● Objective
Leave out every picture, and retype exactly the lines from the line with "Generate a Python" through the line with "ax = fig.add_axes([0.171, 0.170, 0.766, 0.769])", both ends included.
-- Entries supplied start --
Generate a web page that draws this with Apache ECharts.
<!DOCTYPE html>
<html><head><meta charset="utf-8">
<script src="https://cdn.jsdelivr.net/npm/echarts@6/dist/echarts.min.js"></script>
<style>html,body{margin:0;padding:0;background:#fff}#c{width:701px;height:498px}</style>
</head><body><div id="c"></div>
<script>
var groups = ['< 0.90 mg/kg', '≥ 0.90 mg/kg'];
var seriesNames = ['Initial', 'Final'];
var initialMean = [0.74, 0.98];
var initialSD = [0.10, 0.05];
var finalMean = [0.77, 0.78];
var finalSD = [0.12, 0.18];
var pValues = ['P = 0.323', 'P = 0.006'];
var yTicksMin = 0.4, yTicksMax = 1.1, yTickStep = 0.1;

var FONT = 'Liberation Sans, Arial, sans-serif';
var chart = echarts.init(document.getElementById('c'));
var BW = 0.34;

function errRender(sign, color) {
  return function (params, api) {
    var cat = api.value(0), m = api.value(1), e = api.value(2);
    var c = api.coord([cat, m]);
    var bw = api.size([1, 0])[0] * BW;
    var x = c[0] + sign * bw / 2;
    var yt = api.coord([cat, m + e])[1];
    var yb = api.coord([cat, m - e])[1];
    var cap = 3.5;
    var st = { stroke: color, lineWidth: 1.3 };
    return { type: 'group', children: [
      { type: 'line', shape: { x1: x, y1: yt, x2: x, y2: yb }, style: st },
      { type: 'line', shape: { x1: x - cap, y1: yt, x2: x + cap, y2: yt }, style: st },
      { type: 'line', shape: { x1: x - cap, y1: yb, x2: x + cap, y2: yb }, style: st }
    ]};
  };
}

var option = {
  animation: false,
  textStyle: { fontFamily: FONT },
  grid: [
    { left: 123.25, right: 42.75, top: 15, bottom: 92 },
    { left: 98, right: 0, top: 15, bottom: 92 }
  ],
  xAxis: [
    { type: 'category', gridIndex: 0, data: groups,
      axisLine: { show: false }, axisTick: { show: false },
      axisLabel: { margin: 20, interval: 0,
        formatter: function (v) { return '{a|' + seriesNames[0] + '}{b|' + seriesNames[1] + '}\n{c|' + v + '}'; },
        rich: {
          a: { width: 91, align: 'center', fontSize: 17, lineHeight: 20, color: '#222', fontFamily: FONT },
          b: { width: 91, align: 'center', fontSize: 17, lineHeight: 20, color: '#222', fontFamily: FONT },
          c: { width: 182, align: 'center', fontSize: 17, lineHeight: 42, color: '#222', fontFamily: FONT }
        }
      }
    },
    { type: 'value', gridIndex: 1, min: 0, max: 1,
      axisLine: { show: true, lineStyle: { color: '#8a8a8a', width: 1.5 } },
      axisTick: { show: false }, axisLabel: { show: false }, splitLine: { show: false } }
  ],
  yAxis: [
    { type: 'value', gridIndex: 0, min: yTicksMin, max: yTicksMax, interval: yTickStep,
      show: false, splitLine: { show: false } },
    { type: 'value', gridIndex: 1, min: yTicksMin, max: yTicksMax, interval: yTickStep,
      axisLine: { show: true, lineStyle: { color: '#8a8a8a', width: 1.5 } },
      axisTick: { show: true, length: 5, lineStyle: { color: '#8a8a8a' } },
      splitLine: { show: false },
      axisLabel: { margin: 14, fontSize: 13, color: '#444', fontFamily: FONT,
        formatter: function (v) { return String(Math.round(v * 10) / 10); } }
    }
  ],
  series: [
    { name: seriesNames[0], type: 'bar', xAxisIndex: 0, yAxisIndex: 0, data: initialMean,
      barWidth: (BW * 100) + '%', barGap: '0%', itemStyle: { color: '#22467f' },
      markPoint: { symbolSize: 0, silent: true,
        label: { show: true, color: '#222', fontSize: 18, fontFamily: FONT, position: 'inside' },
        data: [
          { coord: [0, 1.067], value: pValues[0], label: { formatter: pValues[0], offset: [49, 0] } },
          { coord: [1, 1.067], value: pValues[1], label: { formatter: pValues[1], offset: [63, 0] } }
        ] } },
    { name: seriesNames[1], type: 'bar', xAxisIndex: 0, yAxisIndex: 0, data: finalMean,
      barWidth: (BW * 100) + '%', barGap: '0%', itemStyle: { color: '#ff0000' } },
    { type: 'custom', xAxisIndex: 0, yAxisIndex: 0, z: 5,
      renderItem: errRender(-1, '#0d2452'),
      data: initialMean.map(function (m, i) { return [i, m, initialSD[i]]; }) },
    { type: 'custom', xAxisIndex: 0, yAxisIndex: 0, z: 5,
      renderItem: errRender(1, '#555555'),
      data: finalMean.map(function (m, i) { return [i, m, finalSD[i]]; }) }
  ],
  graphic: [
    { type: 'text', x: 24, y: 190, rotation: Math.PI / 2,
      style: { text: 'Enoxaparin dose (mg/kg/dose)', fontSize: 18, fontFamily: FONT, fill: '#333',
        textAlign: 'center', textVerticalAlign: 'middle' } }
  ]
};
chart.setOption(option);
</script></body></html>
-- Entries supplied end --
-- Entries supplied start --
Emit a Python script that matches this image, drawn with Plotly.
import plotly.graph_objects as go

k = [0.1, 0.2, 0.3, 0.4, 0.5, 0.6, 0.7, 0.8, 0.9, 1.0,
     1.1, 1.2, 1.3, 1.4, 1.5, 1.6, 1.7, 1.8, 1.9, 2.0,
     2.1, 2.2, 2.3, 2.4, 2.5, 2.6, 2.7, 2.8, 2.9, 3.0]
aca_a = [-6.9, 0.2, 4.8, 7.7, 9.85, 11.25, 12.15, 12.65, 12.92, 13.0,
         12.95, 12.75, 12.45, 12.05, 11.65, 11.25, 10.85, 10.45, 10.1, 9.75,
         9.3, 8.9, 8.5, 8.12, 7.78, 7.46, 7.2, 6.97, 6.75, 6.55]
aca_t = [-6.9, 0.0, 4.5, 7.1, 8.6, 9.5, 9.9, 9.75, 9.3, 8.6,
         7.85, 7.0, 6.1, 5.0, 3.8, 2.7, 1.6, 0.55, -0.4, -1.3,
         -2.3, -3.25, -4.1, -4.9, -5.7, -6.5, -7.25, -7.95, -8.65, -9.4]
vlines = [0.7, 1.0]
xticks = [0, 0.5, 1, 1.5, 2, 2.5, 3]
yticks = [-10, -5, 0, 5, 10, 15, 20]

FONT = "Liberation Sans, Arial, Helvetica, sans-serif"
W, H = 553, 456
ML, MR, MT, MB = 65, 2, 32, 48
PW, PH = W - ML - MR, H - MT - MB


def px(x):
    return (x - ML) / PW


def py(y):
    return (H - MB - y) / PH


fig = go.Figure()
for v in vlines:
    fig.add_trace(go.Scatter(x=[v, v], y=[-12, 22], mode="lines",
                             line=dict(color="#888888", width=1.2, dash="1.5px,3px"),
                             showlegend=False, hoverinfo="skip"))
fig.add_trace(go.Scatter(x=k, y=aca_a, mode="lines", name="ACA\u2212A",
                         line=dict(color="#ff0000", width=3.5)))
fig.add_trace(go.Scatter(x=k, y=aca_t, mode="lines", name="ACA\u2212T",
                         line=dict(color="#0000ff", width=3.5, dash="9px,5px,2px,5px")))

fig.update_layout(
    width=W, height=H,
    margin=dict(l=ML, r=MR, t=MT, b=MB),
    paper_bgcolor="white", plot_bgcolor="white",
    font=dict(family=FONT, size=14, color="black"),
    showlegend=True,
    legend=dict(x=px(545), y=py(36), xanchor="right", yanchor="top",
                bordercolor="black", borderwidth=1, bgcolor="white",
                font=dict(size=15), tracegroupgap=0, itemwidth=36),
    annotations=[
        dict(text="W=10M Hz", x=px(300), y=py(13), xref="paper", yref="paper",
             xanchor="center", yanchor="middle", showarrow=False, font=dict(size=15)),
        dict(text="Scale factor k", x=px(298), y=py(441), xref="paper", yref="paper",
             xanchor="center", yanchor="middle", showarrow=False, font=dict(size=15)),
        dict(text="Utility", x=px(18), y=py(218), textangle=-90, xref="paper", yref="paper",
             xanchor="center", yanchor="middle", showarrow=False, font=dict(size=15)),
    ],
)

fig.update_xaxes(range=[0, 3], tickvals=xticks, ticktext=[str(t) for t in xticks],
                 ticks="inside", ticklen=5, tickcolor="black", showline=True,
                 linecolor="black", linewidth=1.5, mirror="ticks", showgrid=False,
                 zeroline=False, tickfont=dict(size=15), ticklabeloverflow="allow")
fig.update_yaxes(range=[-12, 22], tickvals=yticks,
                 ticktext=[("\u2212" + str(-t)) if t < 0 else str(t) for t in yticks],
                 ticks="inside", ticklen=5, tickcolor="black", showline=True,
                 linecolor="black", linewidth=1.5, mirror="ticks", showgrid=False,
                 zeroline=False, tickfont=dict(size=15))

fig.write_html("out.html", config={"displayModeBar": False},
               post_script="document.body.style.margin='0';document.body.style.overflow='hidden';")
-- Entries supplied end --
-- Entries supplied start --
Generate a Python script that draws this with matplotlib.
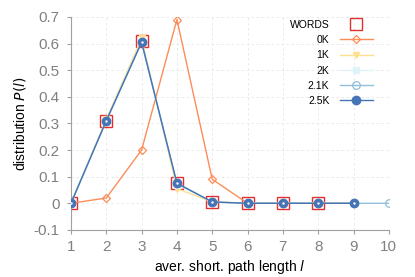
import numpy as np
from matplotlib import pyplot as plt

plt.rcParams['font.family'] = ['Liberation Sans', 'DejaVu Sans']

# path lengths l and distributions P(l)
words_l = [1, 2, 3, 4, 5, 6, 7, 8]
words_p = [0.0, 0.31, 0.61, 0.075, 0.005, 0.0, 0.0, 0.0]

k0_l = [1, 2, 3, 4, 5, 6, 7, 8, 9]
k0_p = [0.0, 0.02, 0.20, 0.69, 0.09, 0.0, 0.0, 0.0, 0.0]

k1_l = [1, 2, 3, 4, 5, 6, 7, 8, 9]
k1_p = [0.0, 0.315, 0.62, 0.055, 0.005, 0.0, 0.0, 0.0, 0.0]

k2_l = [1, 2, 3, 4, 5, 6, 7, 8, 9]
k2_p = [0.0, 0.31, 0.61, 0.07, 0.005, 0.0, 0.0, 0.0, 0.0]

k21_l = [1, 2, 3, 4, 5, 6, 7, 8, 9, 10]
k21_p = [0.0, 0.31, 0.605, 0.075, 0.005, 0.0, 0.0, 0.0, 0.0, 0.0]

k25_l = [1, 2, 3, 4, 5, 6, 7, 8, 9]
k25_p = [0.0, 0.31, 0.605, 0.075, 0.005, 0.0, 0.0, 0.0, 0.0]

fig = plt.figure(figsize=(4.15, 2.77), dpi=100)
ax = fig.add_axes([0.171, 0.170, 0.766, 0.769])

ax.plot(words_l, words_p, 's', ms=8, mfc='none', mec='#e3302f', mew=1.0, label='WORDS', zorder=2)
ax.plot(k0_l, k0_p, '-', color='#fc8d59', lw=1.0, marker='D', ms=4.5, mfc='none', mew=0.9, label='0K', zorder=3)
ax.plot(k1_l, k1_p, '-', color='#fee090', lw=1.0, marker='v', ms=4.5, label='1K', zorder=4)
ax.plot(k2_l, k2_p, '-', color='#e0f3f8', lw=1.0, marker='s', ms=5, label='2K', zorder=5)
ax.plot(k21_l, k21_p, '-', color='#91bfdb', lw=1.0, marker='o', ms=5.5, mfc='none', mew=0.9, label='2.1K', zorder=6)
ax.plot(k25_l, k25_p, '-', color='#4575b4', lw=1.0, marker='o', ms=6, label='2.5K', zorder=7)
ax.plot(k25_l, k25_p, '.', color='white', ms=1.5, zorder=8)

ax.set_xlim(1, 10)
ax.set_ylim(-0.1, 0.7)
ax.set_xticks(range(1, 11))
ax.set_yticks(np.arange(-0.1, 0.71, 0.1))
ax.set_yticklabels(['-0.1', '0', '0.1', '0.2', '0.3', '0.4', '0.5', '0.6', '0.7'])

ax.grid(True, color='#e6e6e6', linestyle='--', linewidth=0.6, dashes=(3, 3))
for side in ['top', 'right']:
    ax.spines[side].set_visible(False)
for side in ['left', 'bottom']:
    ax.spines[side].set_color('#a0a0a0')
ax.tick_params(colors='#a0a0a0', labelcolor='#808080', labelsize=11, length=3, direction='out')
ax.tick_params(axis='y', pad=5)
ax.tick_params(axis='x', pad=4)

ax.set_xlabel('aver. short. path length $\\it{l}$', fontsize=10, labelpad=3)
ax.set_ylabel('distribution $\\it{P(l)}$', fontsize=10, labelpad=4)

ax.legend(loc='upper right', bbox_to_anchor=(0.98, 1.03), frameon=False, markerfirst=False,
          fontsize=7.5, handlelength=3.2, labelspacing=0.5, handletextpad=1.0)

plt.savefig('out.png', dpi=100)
-- Entries supplied end --
● Output
Generate a Python script that draws this with matplotlib.
import numpy as np
from matplotlib import pyplot as plt

plt.rcParams['font.family'] = ['Liberation Sans', 'DejaVu Sans']

# path lengths l and distributions P(l)
words_l = [1, 2, 3, 4, 5, 6, 7, 8]
words_p = [0.0, 0.31, 0.61, 0.075, 0.005, 0.0, 0.0, 0.0]

k0_l = [1, 2, 3, 4, 5, 6, 7, 8, 9]
k0_p = [0.0, 0.02, 0.20, 0.69, 0.09, 0.0, 0.0, 0.0, 0.0]

k1_l = [1, 2, 3, 4, 5, 6, 7, 8, 9]
k1_p = [0.0, 0.315, 0.62, 0.055, 0.005, 0.0, 0.0, 0.0, 0.0]

k2_l = [1, 2, 3, 4, 5, 6, 7, 8, 9]
k2_p = [0.0, 0.31, 0.61, 0.07, 0.005, 0.0, 0.0, 0.0, 0.0]

k21_l = [1, 2, 3, 4, 5, 6, 7, 8, 9, 10]
k21_p = [0.0, 0.31, 0.605, 0.075, 0.005, 0.0, 0.0, 0.0, 0.0, 0.0]

k25_l = [1, 2, 3, 4, 5, 6, 7, 8, 9]
k25_p = [0.0, 0.31, 0.605, 0.075, 0.005, 0.0, 0.0, 0.0, 0.0]

fig = plt.figure(figsize=(4.15, 2.77), dpi=100)
ax = fig.add_axes([0.171, 0.170, 0.766, 0.769])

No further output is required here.